▶ _Instructions for the task_:
Don't copy the pictures; return every other part of the records exactly.

(Dataset items)

-- start --

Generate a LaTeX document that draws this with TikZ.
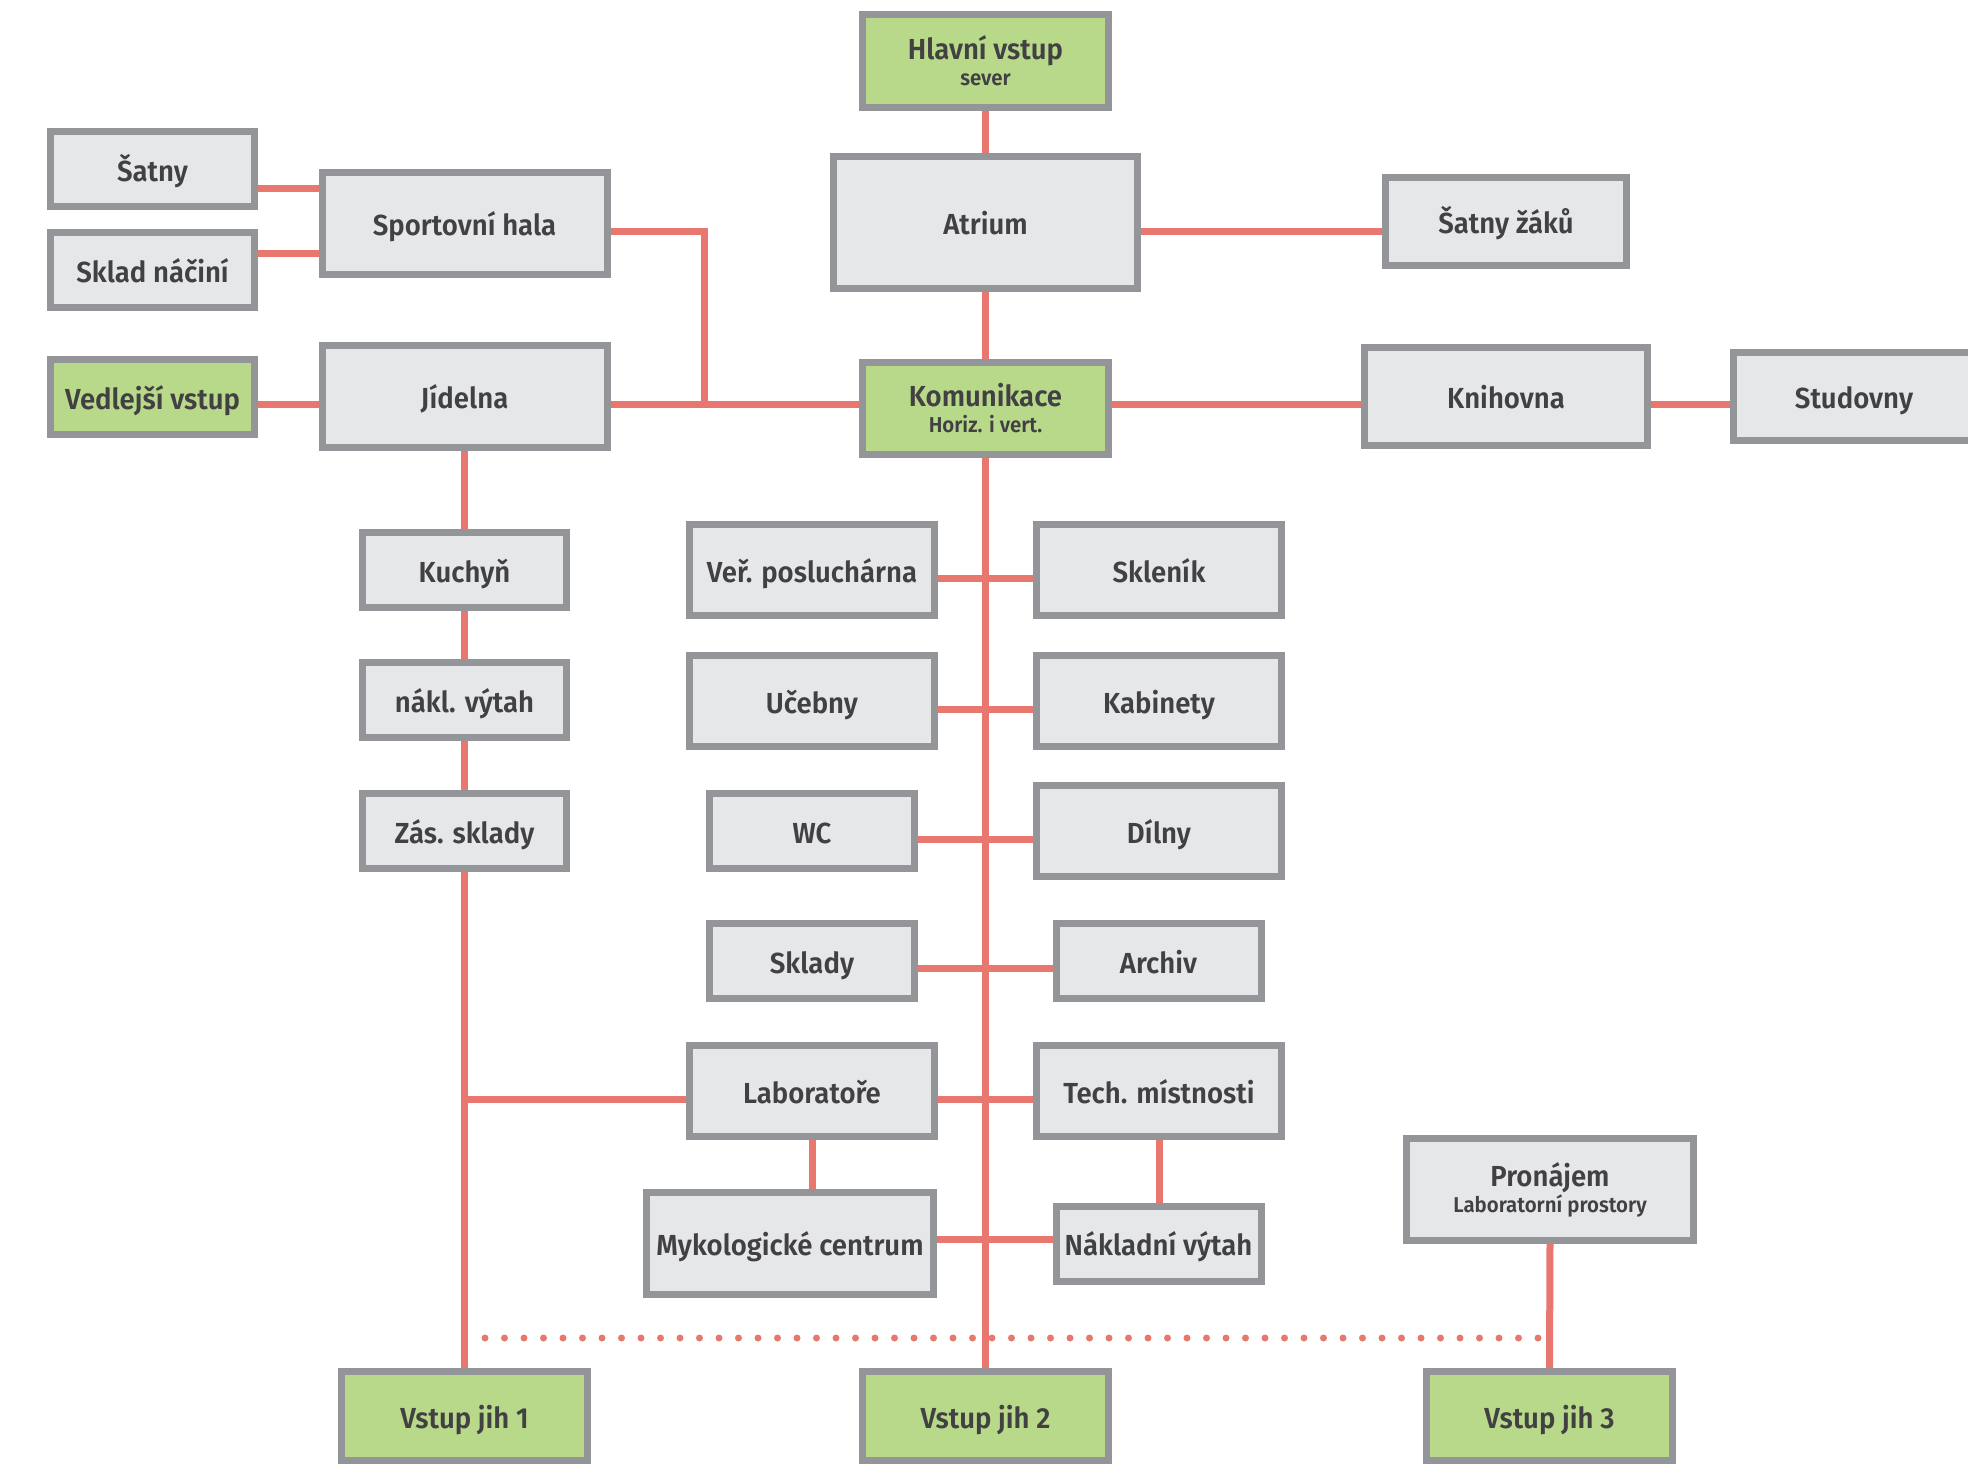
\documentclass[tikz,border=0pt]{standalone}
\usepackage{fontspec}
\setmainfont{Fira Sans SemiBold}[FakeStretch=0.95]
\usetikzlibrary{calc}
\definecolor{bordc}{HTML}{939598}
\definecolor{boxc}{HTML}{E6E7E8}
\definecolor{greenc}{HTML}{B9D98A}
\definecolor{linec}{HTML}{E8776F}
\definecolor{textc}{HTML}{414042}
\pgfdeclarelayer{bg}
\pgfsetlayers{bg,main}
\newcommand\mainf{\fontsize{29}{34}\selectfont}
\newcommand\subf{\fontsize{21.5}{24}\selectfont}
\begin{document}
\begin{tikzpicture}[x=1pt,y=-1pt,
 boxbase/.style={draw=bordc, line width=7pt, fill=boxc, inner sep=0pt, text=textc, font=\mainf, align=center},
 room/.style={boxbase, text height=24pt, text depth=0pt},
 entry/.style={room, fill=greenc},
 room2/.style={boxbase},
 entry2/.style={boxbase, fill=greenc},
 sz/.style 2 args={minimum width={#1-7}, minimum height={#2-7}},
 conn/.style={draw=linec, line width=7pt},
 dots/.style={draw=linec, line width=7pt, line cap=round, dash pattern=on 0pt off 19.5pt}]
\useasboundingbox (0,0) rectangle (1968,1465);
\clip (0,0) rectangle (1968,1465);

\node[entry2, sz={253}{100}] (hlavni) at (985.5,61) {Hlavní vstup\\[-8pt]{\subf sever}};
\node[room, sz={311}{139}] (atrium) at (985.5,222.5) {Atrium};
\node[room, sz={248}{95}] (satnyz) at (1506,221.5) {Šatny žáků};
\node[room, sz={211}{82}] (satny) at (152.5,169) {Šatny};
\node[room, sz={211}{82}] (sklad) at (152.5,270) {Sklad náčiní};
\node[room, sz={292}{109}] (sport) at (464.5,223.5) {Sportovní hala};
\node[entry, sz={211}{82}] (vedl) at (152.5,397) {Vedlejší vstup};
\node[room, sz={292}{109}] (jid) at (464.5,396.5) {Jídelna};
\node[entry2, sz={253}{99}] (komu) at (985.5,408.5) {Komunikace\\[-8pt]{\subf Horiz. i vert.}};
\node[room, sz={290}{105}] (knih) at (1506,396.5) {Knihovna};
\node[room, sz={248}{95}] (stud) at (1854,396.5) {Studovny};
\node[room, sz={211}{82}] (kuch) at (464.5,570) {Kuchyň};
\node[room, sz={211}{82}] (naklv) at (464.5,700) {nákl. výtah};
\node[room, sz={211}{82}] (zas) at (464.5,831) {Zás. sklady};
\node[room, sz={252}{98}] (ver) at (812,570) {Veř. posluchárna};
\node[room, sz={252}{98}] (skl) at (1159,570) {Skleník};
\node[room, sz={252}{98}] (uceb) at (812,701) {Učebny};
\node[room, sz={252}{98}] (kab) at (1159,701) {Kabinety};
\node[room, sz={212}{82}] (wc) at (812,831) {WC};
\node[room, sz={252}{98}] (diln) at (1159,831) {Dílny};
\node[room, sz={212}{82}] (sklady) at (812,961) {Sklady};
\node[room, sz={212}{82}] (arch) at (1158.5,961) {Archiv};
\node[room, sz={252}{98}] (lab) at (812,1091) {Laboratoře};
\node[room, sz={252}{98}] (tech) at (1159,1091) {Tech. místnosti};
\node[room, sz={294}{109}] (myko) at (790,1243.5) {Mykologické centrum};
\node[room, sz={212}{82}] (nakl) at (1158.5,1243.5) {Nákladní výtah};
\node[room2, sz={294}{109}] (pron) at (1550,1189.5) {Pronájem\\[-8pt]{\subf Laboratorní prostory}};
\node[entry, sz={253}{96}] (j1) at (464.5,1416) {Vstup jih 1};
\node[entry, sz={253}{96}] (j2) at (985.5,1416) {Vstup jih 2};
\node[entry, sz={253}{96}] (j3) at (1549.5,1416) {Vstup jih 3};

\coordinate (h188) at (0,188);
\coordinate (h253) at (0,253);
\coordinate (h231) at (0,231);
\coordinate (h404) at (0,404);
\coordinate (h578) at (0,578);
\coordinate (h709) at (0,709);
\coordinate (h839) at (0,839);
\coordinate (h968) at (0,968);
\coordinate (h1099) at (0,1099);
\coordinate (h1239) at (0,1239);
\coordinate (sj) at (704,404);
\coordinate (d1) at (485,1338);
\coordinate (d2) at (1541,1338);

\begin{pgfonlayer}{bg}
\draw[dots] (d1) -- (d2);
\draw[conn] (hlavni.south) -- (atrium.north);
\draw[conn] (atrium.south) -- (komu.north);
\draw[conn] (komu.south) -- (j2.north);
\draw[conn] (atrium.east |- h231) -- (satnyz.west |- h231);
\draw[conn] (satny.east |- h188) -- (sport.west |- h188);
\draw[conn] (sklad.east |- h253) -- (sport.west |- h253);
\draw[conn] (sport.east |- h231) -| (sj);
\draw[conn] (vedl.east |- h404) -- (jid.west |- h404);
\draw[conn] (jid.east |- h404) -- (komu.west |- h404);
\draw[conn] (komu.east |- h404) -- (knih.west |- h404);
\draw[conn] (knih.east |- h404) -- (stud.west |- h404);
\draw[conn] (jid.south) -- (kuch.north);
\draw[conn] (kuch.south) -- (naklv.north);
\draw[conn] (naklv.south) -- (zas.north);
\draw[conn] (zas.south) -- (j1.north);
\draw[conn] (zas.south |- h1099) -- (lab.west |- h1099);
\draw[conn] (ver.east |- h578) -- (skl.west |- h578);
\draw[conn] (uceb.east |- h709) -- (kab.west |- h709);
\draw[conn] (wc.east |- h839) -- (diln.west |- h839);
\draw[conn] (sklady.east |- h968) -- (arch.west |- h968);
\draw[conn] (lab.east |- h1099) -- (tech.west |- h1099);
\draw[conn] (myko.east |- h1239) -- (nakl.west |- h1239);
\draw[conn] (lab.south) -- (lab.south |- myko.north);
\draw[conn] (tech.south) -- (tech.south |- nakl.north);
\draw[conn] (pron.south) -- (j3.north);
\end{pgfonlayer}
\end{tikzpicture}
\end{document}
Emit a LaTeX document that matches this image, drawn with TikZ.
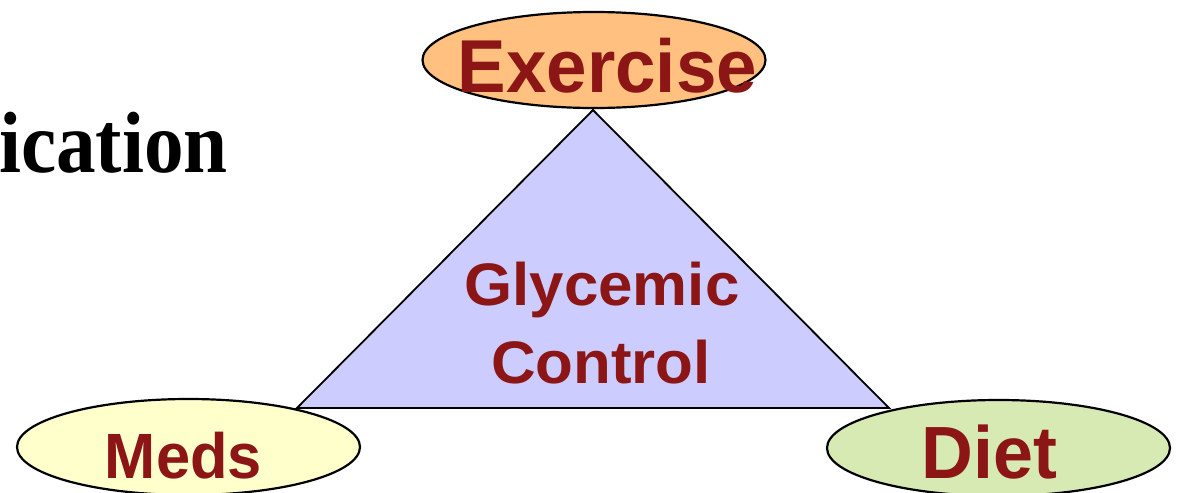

-- end --

▶ _Solution to the exercise_:
Generate a LaTeX document that draws this with TikZ.
\documentclass[tikz,border=0pt]{standalone}
\usepackage{fontspec}
\setmainfont{Fira Sans SemiBold}[FakeStretch=0.95]
\usetikzlibrary{calc}
\definecolor{bordc}{HTML}{939598}
\definecolor{boxc}{HTML}{E6E7E8}
\definecolor{greenc}{HTML}{B9D98A}
\definecolor{linec}{HTML}{E8776F}
\definecolor{textc}{HTML}{414042}
\pgfdeclarelayer{bg}
\pgfsetlayers{bg,main}
\newcommand\mainf{\fontsize{29}{34}\selectfont}
\newcommand\subf{\fontsize{21.5}{24}\selectfont}
\begin{document}
\begin{tikzpicture}[x=1pt,y=-1pt,
 boxbase/.style={draw=bordc, line width=7pt, fill=boxc, inner sep=0pt, text=textc, font=\mainf, align=center},
 room/.style={boxbase, text height=24pt, text depth=0pt},
 entry/.style={room, fill=greenc},
 room2/.style={boxbase},
 entry2/.style={boxbase, fill=greenc},
 sz/.style 2 args={minimum width={#1-7}, minimum height={#2-7}},
 conn/.style={draw=linec, line width=7pt},
 dots/.style={draw=linec, line width=7pt, line cap=round, dash pattern=on 0pt off 19.5pt}]
\useasboundingbox (0,0) rectangle (1968,1465);
\clip (0,0) rectangle (1968,1465);

\node[entry2, sz={253}{100}] (hlavni) at (985.5,61) {Hlavní vstup\\[-8pt]{\subf sever}};
\node[room, sz={311}{139}] (atrium) at (985.5,222.5) {Atrium};
\node[room, sz={248}{95}] (satnyz) at (1506,221.5) {Šatny žáků};
\node[room, sz={211}{82}] (satny) at (152.5,169) {Šatny};
\node[room, sz={211}{82}] (sklad) at (152.5,270) {Sklad náčiní};
\node[room, sz={292}{109}] (sport) at (464.5,223.5) {Sportovní hala};
\node[entry, sz={211}{82}] (vedl) at (152.5,397) {Vedlejší vstup};
\node[room, sz={292}{109}] (jid) at (464.5,396.5) {Jídelna};
\node[entry2, sz={253}{99}] (komu) at (985.5,408.5) {Komunikace\\[-8pt]{\subf Horiz. i vert.}};
\node[room, sz={290}{105}] (knih) at (1506,396.5) {Knihovna};
\node[room, sz={248}{95}] (stud) at (1854,396.5) {Studovny};
\node[room, sz={211}{82}] (kuch) at (464.5,570) {Kuchyň};
\node[room, sz={211}{82}] (naklv) at (464.5,700) {nákl. výtah};
\node[room, sz={211}{82}] (zas) at (464.5,831) {Zás. sklady};
\node[room, sz={252}{98}] (ver) at (812,570) {Veř. posluchárna};
\node[room, sz={252}{98}] (skl) at (1159,570) {Skleník};
\node[room, sz={252}{98}] (uceb) at (812,701) {Učebny};
\node[room, sz={252}{98}] (kab) at (1159,701) {Kabinety};
\node[room, sz={212}{82}] (wc) at (812,831) {WC};
\node[room, sz={252}{98}] (diln) at (1159,831) {Dílny};
\node[room, sz={212}{82}] (sklady) at (812,961) {Sklady};
\node[room, sz={212}{82}] (arch) at (1158.5,961) {Archiv};
\node[room, sz={252}{98}] (lab) at (812,1091) {Laboratoře};
\node[room, sz={252}{98}] (tech) at (1159,1091) {Tech. místnosti};
\node[room, sz={294}{109}] (myko) at (790,1243.5) {Mykologické centrum};
\node[room, sz={212}{82}] (nakl) at (1158.5,1243.5) {Nákladní výtah};
\node[room2, sz={294}{109}] (pron) at (1550,1189.5) {Pronájem\\[-8pt]{\subf Laboratorní prostory}};
\node[entry, sz={253}{96}] (j1) at (464.5,1416) {Vstup jih 1};
\node[entry, sz={253}{96}] (j2) at (985.5,1416) {Vstup jih 2};
\node[entry, sz={253}{96}] (j3) at (1549.5,1416) {Vstup jih 3};

\coordinate (h188) at (0,188);
\coordinate (h253) at (0,253);
\coordinate (h231) at (0,231);
\coordinate (h404) at (0,404);
\coordinate (h578) at (0,578);
\coordinate (h709) at (0,709);
\coordinate (h839) at (0,839);
\coordinate (h968) at (0,968);
\coordinate (h1099) at (0,1099);
\coordinate (h1239) at (0,1239);
\coordinate (sj) at (704,404);
\coordinate (d1) at (485,1338);
\coordinate (d2) at (1541,1338);

\begin{pgfonlayer}{bg}
\draw[dots] (d1) -- (d2);
\draw[conn] (hlavni.south) -- (atrium.north);
\draw[conn] (atrium.south) -- (komu.north);
\draw[conn] (komu.south) -- (j2.north);
\draw[conn] (atrium.east |- h231) -- (satnyz.west |- h231);
\draw[conn] (satny.east |- h188) -- (sport.west |- h188);
\draw[conn] (sklad.east |- h253) -- (sport.west |- h253);
\draw[conn] (sport.east |- h231) -| (sj);
\draw[conn] (vedl.east |- h404) -- (jid.west |- h404);
\draw[conn] (jid.east |- h404) -- (komu.west |- h404);
\draw[conn] (komu.east |- h404) -- (knih.west |- h404);
\draw[conn] (knih.east |- h404) -- (stud.west |- h404);
\draw[conn] (jid.south) -- (kuch.north);
\draw[conn] (kuch.south) -- (naklv.north);
\draw[conn] (naklv.south) -- (zas.north);
\draw[conn] (zas.south) -- (j1.north);
\draw[conn] (zas.south |- h1099) -- (lab.west |- h1099);
\draw[conn] (ver.east |- h578) -- (skl.west |- h578);
\draw[conn] (uceb.east |- h709) -- (kab.west |- h709);
\draw[conn] (wc.east |- h839) -- (diln.west |- h839);
\draw[conn] (sklady.east |- h968) -- (arch.west |- h968);
\draw[conn] (lab.east |- h1099) -- (tech.west |- h1099);
\draw[conn] (myko.east |- h1239) -- (nakl.west |- h1239);
\draw[conn] (lab.south) -- (lab.south |- myko.north);
\draw[conn] (tech.south) -- (tech.south |- nakl.north);
\draw[conn] (pron.south) -- (j3.north);
\end{pgfonlayer}
\end{tikzpicture}
\end{document}
Emit a LaTeX document that matches this image, drawn with TikZ.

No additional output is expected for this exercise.